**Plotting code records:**
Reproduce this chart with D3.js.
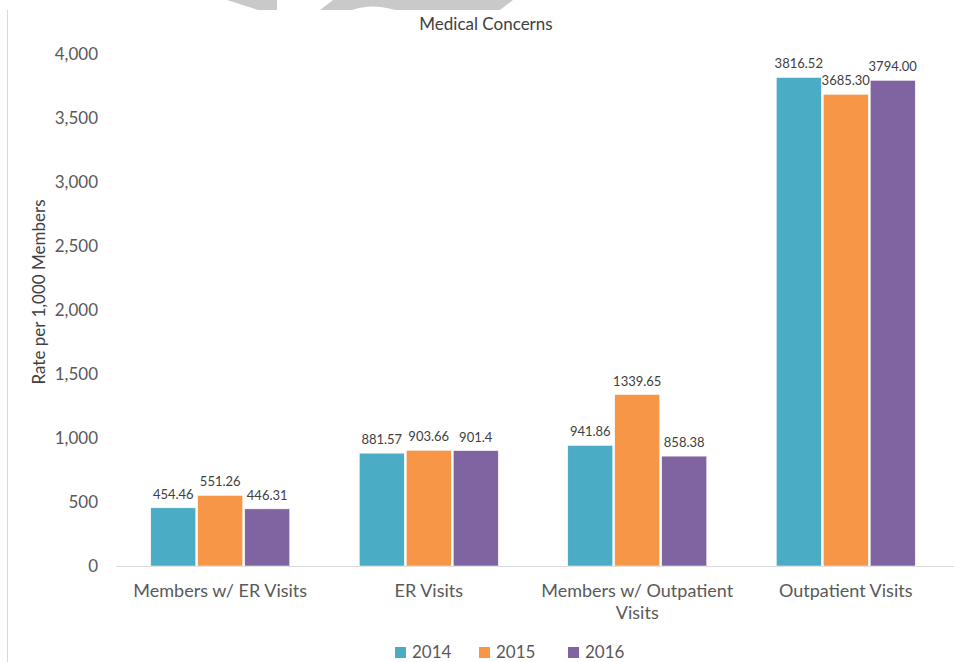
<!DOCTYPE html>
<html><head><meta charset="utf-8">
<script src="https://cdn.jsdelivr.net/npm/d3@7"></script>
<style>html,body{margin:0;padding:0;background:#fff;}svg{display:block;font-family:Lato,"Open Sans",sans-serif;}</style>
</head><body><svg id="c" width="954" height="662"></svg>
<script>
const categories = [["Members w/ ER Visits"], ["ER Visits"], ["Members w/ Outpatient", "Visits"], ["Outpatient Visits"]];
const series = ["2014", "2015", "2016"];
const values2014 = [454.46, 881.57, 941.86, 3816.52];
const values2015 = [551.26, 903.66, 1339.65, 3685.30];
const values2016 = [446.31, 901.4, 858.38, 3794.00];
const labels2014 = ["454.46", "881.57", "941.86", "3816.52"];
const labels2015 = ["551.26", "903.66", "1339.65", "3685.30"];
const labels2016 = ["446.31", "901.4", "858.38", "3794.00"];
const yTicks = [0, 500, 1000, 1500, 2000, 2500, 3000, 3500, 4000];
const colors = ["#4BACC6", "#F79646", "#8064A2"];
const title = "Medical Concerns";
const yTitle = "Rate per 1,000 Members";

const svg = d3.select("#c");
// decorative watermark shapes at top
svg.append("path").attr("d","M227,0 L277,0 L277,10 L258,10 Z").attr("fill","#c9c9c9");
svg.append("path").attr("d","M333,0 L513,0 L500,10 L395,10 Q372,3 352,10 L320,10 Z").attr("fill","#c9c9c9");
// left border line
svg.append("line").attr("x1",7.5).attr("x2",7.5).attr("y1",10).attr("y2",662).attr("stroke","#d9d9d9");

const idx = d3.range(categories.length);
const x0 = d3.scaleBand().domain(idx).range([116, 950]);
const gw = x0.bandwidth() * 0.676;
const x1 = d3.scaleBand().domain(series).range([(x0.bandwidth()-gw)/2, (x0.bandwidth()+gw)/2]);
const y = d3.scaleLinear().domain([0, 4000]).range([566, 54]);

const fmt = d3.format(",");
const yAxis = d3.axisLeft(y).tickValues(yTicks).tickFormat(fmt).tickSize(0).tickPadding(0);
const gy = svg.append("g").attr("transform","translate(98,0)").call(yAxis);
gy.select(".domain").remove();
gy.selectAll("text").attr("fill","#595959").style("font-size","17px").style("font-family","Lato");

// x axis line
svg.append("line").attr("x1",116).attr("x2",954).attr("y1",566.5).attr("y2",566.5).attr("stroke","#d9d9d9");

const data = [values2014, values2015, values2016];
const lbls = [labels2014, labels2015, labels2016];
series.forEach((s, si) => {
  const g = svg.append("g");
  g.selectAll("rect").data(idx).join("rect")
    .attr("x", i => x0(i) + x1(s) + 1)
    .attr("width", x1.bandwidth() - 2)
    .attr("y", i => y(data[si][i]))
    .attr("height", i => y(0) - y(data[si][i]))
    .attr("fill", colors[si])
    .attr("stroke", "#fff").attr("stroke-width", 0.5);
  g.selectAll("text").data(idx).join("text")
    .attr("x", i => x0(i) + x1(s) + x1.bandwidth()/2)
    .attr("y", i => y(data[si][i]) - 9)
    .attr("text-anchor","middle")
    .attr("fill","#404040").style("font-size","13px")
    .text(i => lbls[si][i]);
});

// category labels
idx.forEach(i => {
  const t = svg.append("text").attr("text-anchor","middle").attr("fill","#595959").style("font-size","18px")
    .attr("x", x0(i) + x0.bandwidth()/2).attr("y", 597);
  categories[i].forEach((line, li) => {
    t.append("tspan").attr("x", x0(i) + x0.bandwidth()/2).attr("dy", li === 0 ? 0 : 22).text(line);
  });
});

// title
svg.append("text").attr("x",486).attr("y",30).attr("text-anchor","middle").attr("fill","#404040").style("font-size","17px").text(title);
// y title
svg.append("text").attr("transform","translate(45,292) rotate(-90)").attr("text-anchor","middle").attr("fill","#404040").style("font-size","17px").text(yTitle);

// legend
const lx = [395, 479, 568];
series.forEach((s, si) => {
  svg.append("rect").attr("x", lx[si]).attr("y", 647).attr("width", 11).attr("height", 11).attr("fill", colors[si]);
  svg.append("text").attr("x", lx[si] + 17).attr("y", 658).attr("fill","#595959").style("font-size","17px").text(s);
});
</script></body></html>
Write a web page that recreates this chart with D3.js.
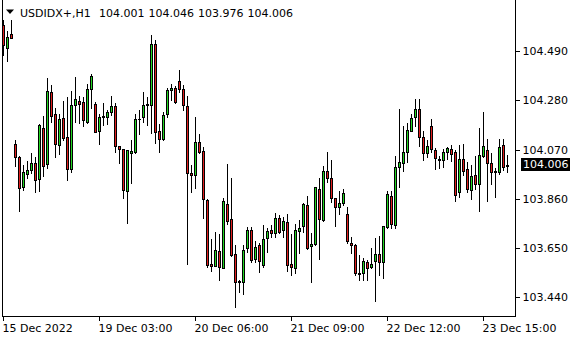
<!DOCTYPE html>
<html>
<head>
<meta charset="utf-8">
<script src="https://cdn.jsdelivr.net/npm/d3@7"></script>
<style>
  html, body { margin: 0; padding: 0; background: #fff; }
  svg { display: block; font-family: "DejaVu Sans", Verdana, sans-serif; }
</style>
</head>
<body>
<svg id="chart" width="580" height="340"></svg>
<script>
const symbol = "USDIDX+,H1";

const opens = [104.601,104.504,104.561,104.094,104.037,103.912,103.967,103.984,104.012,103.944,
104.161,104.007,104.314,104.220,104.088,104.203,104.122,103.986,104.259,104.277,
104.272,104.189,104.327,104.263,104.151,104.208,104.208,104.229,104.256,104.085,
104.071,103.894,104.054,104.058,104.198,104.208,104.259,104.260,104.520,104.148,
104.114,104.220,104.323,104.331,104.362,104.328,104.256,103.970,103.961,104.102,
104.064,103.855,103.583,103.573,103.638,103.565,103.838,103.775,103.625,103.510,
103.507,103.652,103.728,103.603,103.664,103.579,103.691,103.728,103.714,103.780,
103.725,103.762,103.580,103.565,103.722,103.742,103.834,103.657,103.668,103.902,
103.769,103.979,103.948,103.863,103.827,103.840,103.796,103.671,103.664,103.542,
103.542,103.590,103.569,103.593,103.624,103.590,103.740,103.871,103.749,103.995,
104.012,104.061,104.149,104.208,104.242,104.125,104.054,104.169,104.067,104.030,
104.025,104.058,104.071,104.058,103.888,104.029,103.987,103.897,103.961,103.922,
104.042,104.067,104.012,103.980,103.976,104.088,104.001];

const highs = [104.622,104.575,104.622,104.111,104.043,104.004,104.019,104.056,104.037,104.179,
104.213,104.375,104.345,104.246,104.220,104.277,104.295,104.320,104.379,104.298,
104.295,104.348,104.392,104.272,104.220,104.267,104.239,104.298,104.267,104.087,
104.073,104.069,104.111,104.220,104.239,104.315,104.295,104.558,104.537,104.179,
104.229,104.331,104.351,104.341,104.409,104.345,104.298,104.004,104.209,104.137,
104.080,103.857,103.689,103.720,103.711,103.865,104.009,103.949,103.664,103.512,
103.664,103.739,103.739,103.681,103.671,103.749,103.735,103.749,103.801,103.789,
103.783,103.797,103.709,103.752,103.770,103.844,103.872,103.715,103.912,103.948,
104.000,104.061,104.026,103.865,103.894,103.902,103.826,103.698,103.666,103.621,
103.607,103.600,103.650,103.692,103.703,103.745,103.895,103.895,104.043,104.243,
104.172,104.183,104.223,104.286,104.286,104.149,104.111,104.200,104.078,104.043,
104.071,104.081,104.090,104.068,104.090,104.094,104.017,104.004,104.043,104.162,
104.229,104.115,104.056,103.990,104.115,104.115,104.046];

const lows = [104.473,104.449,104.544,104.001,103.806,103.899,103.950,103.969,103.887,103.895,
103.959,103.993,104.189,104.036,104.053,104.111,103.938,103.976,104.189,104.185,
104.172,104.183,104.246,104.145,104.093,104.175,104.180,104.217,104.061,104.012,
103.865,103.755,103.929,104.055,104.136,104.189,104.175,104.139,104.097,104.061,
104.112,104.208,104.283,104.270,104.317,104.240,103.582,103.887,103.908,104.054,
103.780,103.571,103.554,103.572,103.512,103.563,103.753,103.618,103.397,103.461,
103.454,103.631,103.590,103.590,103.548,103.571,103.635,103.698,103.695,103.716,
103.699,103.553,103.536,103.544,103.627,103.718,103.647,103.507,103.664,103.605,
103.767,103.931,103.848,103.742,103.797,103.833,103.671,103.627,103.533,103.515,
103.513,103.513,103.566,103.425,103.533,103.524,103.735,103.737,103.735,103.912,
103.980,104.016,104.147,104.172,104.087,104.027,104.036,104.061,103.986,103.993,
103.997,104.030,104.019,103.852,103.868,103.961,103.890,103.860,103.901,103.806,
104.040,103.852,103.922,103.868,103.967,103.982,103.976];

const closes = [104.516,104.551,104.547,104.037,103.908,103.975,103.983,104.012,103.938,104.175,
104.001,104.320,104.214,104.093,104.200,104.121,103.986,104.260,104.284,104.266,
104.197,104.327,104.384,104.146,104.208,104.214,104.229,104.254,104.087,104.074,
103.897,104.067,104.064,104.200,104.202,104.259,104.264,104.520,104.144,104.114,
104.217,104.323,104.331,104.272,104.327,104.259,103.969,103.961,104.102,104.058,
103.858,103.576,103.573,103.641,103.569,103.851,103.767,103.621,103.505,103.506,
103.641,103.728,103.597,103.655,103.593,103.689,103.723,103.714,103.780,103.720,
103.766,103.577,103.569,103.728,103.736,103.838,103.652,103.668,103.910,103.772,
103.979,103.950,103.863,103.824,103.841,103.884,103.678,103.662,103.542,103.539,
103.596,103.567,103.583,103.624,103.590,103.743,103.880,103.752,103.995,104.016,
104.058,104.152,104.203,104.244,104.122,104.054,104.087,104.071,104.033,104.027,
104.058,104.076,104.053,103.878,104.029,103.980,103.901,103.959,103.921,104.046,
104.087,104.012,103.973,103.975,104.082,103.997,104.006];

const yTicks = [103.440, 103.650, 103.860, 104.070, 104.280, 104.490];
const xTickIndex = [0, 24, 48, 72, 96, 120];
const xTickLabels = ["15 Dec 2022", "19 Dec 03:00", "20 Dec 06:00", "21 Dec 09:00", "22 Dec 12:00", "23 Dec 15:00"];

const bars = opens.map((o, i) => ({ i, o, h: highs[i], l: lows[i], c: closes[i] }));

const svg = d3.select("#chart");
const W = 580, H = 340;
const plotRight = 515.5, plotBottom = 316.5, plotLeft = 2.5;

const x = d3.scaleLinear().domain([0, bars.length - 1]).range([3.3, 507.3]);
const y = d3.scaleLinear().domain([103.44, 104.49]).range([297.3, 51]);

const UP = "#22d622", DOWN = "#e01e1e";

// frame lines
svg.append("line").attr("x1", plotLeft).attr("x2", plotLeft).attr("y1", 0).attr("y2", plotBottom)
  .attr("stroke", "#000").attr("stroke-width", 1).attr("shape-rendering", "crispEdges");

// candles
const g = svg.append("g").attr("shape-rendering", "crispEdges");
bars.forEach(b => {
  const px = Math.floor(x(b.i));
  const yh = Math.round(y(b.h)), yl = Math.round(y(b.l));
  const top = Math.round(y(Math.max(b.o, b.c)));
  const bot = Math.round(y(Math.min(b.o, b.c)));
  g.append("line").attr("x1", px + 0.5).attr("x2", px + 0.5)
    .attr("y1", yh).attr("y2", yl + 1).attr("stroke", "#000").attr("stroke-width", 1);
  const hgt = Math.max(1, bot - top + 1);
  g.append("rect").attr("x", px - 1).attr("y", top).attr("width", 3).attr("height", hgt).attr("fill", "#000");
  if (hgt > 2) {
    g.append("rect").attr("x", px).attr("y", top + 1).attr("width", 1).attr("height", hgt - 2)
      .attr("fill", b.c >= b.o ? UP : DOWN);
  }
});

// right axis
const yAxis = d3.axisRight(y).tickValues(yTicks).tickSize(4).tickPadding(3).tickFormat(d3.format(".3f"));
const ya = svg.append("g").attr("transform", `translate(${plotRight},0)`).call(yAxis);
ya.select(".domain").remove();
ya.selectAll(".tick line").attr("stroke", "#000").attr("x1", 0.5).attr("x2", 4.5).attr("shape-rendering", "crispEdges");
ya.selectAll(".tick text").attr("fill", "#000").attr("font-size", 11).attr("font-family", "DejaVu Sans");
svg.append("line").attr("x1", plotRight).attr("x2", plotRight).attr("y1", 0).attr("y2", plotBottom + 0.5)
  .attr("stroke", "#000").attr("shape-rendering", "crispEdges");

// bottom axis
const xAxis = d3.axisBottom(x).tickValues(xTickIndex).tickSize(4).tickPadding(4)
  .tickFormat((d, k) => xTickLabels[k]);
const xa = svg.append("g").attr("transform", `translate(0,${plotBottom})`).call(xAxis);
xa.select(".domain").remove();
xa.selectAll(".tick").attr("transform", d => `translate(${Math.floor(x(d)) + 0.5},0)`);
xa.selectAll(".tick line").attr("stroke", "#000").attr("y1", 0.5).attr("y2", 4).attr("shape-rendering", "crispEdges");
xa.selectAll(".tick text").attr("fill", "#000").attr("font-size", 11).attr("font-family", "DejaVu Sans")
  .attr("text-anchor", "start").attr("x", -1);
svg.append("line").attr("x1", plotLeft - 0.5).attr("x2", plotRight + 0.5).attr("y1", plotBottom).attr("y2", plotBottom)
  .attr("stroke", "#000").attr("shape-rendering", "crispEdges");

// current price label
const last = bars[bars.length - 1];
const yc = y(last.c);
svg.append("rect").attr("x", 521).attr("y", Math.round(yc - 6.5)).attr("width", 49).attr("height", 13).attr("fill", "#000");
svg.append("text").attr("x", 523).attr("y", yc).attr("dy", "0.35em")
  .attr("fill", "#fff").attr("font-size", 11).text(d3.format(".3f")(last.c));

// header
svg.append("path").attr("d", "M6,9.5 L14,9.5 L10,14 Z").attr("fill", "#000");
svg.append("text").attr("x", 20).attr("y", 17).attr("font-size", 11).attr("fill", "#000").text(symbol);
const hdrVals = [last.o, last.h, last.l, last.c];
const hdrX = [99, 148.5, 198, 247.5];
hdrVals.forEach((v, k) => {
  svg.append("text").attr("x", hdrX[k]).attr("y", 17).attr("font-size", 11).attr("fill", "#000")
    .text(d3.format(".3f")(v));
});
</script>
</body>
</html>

**TASK GOAL:** Leave out the pictures and quote exactly the lines from the one where "Write a web" appears to the one where "104.042,104.067,104.012,103.980,103.976,104.088,104.001];" appears, both ends counted.

**EXERCISE SOLUTION:**
Write a web page that recreates this chart with D3.js.
<!DOCTYPE html>
<html>
<head>
<meta charset="utf-8">
<script src="https://cdn.jsdelivr.net/npm/d3@7"></script>
<style>
  html, body { margin: 0; padding: 0; background: #fff; }
  svg { display: block; font-family: "DejaVu Sans", Verdana, sans-serif; }
</style>
</head>
<body>
<svg id="chart" width="580" height="340"></svg>
<script>
const symbol = "USDIDX+,H1";

const opens = [104.601,104.504,104.561,104.094,104.037,103.912,103.967,103.984,104.012,103.944,
104.161,104.007,104.314,104.220,104.088,104.203,104.122,103.986,104.259,104.277,
104.272,104.189,104.327,104.263,104.151,104.208,104.208,104.229,104.256,104.085,
104.071,103.894,104.054,104.058,104.198,104.208,104.259,104.260,104.520,104.148,
104.114,104.220,104.323,104.331,104.362,104.328,104.256,103.970,103.961,104.102,
104.064,103.855,103.583,103.573,103.638,103.565,103.838,103.775,103.625,103.510,
103.507,103.652,103.728,103.603,103.664,103.579,103.691,103.728,103.714,103.780,
103.725,103.762,103.580,103.565,103.722,103.742,103.834,103.657,103.668,103.902,
103.769,103.979,103.948,103.863,103.827,103.840,103.796,103.671,103.664,103.542,
103.542,103.590,103.569,103.593,103.624,103.590,103.740,103.871,103.749,103.995,
104.012,104.061,104.149,104.208,104.242,104.125,104.054,104.169,104.067,104.030,
104.025,104.058,104.071,104.058,103.888,104.029,103.987,103.897,103.961,103.922,
104.042,104.067,104.012,103.980,103.976,104.088,104.001];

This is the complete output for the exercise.